St. Louis agencies that serve people living with HIV have seen a sharp rise in requests for emergency housing.
More than 5,900 people were living with HIV in the city of St. Louis and six nearby Missouri counties at the end of 2015, according to the St. Louis Regional HIV Health Services Planning Council.
Those that need emergency housing turn to organizations like Doorways, a St. Louis-based housing agency for people living with HIV. In 2015, Doorways provided emergency housing for 276 people, up from 180 people the year before. In the first five months of 2016, coordinators placed an average of 23 people a month, which is on pace to match last year’s increase.

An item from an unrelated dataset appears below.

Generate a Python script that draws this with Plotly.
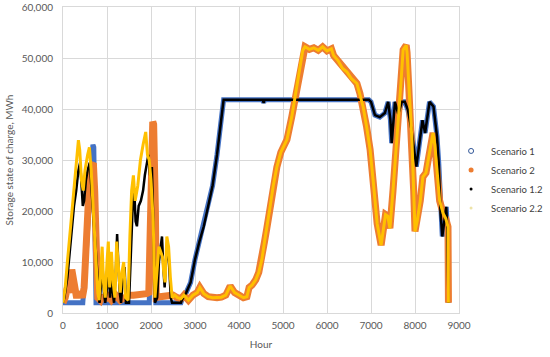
import plotly.graph_objects as go

# ---------------- data ----------------
# Scenario 1 (early part, hours 0-2680)
s1_hours_early = [0, 450, 500, 550, 600, 650, 680, 700, 720, 750, 1960, 2000, 2040, 2060, 2090, 2110, 2680]
s1_soc_early = [2000, 2000, 8000, 15000, 22000, 29000, 33000, 32500, 20000, 2000, 2000, 20000, 30000, 36000, 10000, 2000, 2000]

# Scenario 1.2 (early part)
s12_hours_early = [0, 30, 100, 150, 200, 250, 300, 350, 390, 420, 450, 480, 520, 560, 610, 650, 700, 750,
                   780, 800, 830, 870, 900, 930, 960, 1000, 1040, 1070, 1100, 1130, 1160, 1200, 1230, 1260,
                   1290, 1320, 1360, 1400, 1430, 1500, 1540, 1580, 1620, 1650, 1680, 1720, 1770, 1820, 1860,
                   1900, 1940, 1980, 2020, 2060, 2090, 2140, 2180, 2220, 2250, 2280, 2310, 2340, 2390, 2420,
                   2450, 2480, 2680]
s12_soc_early = [2000, 3000, 7000, 12000, 17000, 21000, 24000, 28000, 29500, 25000, 21000, 22000, 26000, 28000,
                 29500, 24000, 18000, 12500, 8000, 4000, 2000, 6000, 9000, 4000, 2000, 5000, 8000, 3000, 10000,
                 4000, 2000, 8000, 15500, 9000, 4000, 2000, 7000, 9000, 2000, 2000, 12000, 20000, 24000, 18000,
                 17000, 21000, 22000, 24000, 27000, 29000, 31000, 27000, 28600, 15000, 2000, 3000, 10000, 13000,
                 15000, 9000, 5000, 10000, 13000, 8000, 3000, 2000, 2000]

# Scenarios 1 and 1.2 (late part, hours 2700-8760, both coincide)
s1_hours_late = [2700, 2800, 2900, 3000, 3100, 3200, 3300, 3400, 3500, 3600, 3650, 4540, 4560, 4580, 6950,
                 7000, 7090, 7200, 7315, 7390, 7440, 7470, 7500, 7545, 7620, 7700, 7770, 7840, 7920, 7990,
                 8030, 8110, 8170, 8230, 8330, 8420, 8500, 8540, 8580, 8620, 8670, 8710, 8735, 8760]
s1_soc_late = [2500, 4000, 6000, 10500, 14000, 17000, 21000, 25000, 31000, 38500, 41800, 41800, 41200, 41800,
               41800, 41400, 38800, 38400, 39200, 41400, 38000, 33300, 37200, 41400, 39000, 41400, 41400, 39800,
               35900, 31300, 28700, 33900, 37800, 35300, 41400, 40500, 34600, 29400, 19600, 15000, 18900, 20800,
               16300, 2000]

# Scenario 2 (early part)
s2_hours_early = [0, 50, 100, 150, 200, 250, 300, 350, 400, 440, 480, 520, 560, 600, 650, 690, 720, 760, 790,
                  850, 900, 950, 1000, 1100, 1200, 1300, 1400, 1500, 1600, 1700, 1800, 1900, 1950, 2000, 2040,
                  2060, 2100, 2120, 2200, 2300, 2400, 2500, 2600, 2680]
s2_soc_early = [2000, 3000, 5000, 4000, 8500, 5000, 3500, 3500, 4000, 3000, 5000, 12000, 20000, 26000, 29000,
                29400, 24000, 12500, 3000, 2500, 3500, 2500, 3500, 2500, 3500, 2500, 3000, 3500, 3500, 3500,
                3600, 3800, 4000, 25000, 37500, 37000, 20000, 3000, 3200, 3300, 3300, 3500, 3000, 2800]

# Scenario 2.2 (early part)
s22_hours_early = [0, 50, 100, 150, 200, 250, 300, 350, 380, 420, 460, 500, 560, 600, 640, 680, 720, 760, 790,
                   820, 860, 890, 920, 960, 1000, 1030, 1060, 1100, 1140, 1180, 1220, 1260, 1300, 1340, 1380,
                   1420, 1480, 1520, 1560, 1600, 1640, 1700, 1760, 1820, 1880, 1920, 1960, 2000, 2050, 2090,
                   2140, 2180, 2220, 2260, 2290, 2320, 2360, 2400, 2440, 2480, 2540, 2600, 2680]
s22_soc_early = [2000, 5000, 10000, 15000, 20000, 25000, 29000, 33900, 32000, 26000, 24000, 28000, 31000,
                 32500, 28000, 22000, 16000, 10000, 4000, 2500, 9000, 13000, 6000, 3000, 10000, 14000, 5000,
                 12000, 6000, 3000, 14000, 8000, 4000, 8000, 10000, 3000, 2500, 15000, 24000, 27000, 22000,
                 25000, 30000, 33000, 35500, 31000, 30000, 26000, 18000, 3000, 8000, 13000, 12000, 11000, 8000,
                 6000, 15000, 13000, 7000, 3000, 3500, 3000, 2800]

# Scenarios 2 and 2.2 (late part, both coincide)
s2_hours_late = [2750, 2850, 2950, 3050, 3110, 3200, 3300, 3400, 3500, 3600, 3700, 3800, 3900, 4000, 4100,
                 4180, 4230, 4300, 4380, 4450, 4520, 4580, 4630, 4700, 4780, 4860, 4950, 5090, 5200, 5270,
                 5350, 5450, 5500, 5600, 5700, 5800, 5900, 6000, 6100, 6150, 6250, 6350, 6450, 6550, 6680,
                 6750, 6820, 6900, 6980, 7060, 7140, 7230, 7290, 7330, 7380, 7430, 7500, 7590, 7680, 7730,
                 7800, 7820, 7860, 7930, 7970, 8000, 8050, 8120, 8180, 8250, 8300, 8360, 8410, 8450, 8500,
                 8560, 8640, 8700, 8750, 8760]
s2_soc_late = [3500, 2500, 3500, 4000, 5000, 3800, 3200, 3000, 3000, 3100, 3500, 5300, 4000, 3500, 3000,
               3200, 5000, 5500, 6500, 8000, 10500, 14000, 16500, 20500, 25000, 28600, 31500, 34000, 38500,
               42000, 46500, 51500, 52200, 51700, 52000, 51500, 52200, 51400, 51800, 50500, 49500, 48000,
               47300, 46000, 45000, 43000, 40500, 36500, 32000, 25000, 17500, 13300, 16500, 19300, 19000,
               16600, 24000, 34000, 45000, 51600, 52500, 51000, 44000, 34000, 24000, 16000, 18000, 22000,
               26700, 27500, 30000, 33000, 35300, 33000, 28000, 22000, 19500, 18500, 16900, 2000]

series_names = ["Scenario 1", "Scenario 2", "Scenario 1.2", "Scenario 2.2"]
x_ticks = [0, 1000, 2000, 3000, 4000, 5000, 6000, 7000, 8000, 9000]
y_ticks = [0, 10000, 20000, 30000, 40000, 50000, 60000]

# ---------------- figure ----------------
FONT = "Lato, 'Open Sans', sans-serif"
fig = go.Figure()

line_traces = [
    (series_names[0], s1_hours_early + s1_hours_late, s1_soc_early + s1_soc_late, "#4472C4", 5),
    (series_names[1], s2_hours_early + s2_hours_late, s2_soc_early + s2_soc_late, "#ED7D31", 7),
    (series_names[2], s12_hours_early + s1_hours_late, s12_soc_early + s1_soc_late, "#000000", 2.5),
    (series_names[3], s22_hours_early + s2_hours_late, s22_soc_early + s2_soc_late, "#FFC000", 3),
]
for name, xs, ys, col, w in line_traces:
    fig.add_trace(go.Scatter(x=xs, y=ys, mode="lines", name=name, legendgroup=name,
                             showlegend=False, line=dict(color=col, width=w)))

legend_markers = [
    dict(symbol="circle-open", size=5, color="#2F5597", line=dict(width=1, color="#2F5597")),
    dict(symbol="circle", size=5, color="#ED7D31"),
    dict(symbol="circle", size=3, color="#000000"),
    dict(symbol="circle", size=3, color="#EDE3A8"),
]
for name, mk in zip(series_names, legend_markers):
    fig.add_trace(go.Scatter(x=[None], y=[None], mode="markers", name=name, legendgroup=name,
                             marker=mk, showlegend=True))

fig.update_layout(
    width=550, height=357,
    margin=dict(l=63, r=91, t=7, b=44, autoexpand=False),
    paper_bgcolor="white", plot_bgcolor="white",
    font=dict(family=FONT, size=10, color="#595959"),
    legend=dict(x=0.98, y=0.577, xanchor="left", yanchor="top",
                font=dict(size=9.5, color="#404040"), tracegroupgap=0,
                itemsizing="trace", bgcolor="rgba(0,0,0,0)"),
    xaxis=dict(range=[0, 9000], tickvals=x_ticks, showgrid=True, gridcolor="#D9D9D9", gridwidth=1,
               zeroline=False, showline=True, linecolor="#D9D9D9", mirror=True, automargin=False,
               ticks="", ticklabelstandoff=3,
               title=dict(text="Hour", font=dict(size=10, color="#595959"), standoff=10)),
    yaxis=dict(range=[0, 60000], tickvals=y_ticks, tickformat=",", showgrid=True, gridcolor="#D9D9D9",
               gridwidth=1, zeroline=False, showline=True, linecolor="#D9D9D9", mirror=True, automargin=False,
               ticks="", ticklabelstandoff=7,
               title=dict(text="Storage state of charge, MWh", font=dict(size=10, color="#595959"),
                          standoff=6)),
)

fig.write_html("out.html", config={"displayModeBar": False},
               post_script="document.body.style.margin='0';")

Though the agencies have been able to move funds around to meet the need, the reason for the rise is unclear, said Brenda Malone, a program director for Doorways.
“It’s really hard to pinpoint,” she said. “We’ve had a lot of folks that are kicked out of their homes by their parents — the younger populations, 18 to 24. That’s a large population that we’re serving right now.”
Malone said a handful of new initiatives in the region have worked to find people who had fallen out of care, and connect them with programs.
Every week, more than a dozen people request a place to stay, she said. Often, the program will only be able to get in contact with three or four clients to successfully place them in a dedicated rooming house or hotel.
“Living with HIV, they’re dealing with a totally different set of circumstances,” Malone said. “In homeless shelters, typically — clients are residing in a cot, sharing a room with numerous people, side by side, not able to take their [medications] on time or in full.”
Other times, Malone said, the program she works for can cater to people who are transgender and do not feel safe in a traditional shelter.
But why the need is rising now has flummoxed both Malone and public officials.
“It began to happen last fall, which was unusual,” said Maggie Hourd-Bryant, a grants administrator for the City of St. Louis Department of Health. “Generally in the fall, winter months, people live with family. Because of the cold weather, people are more likely to allow folks to live with them.”
Getting people into care so they can manage their disease means that they can live a healthy, normal lifespan and avoid passing HIV along to their partners, Hourd-Bryant said.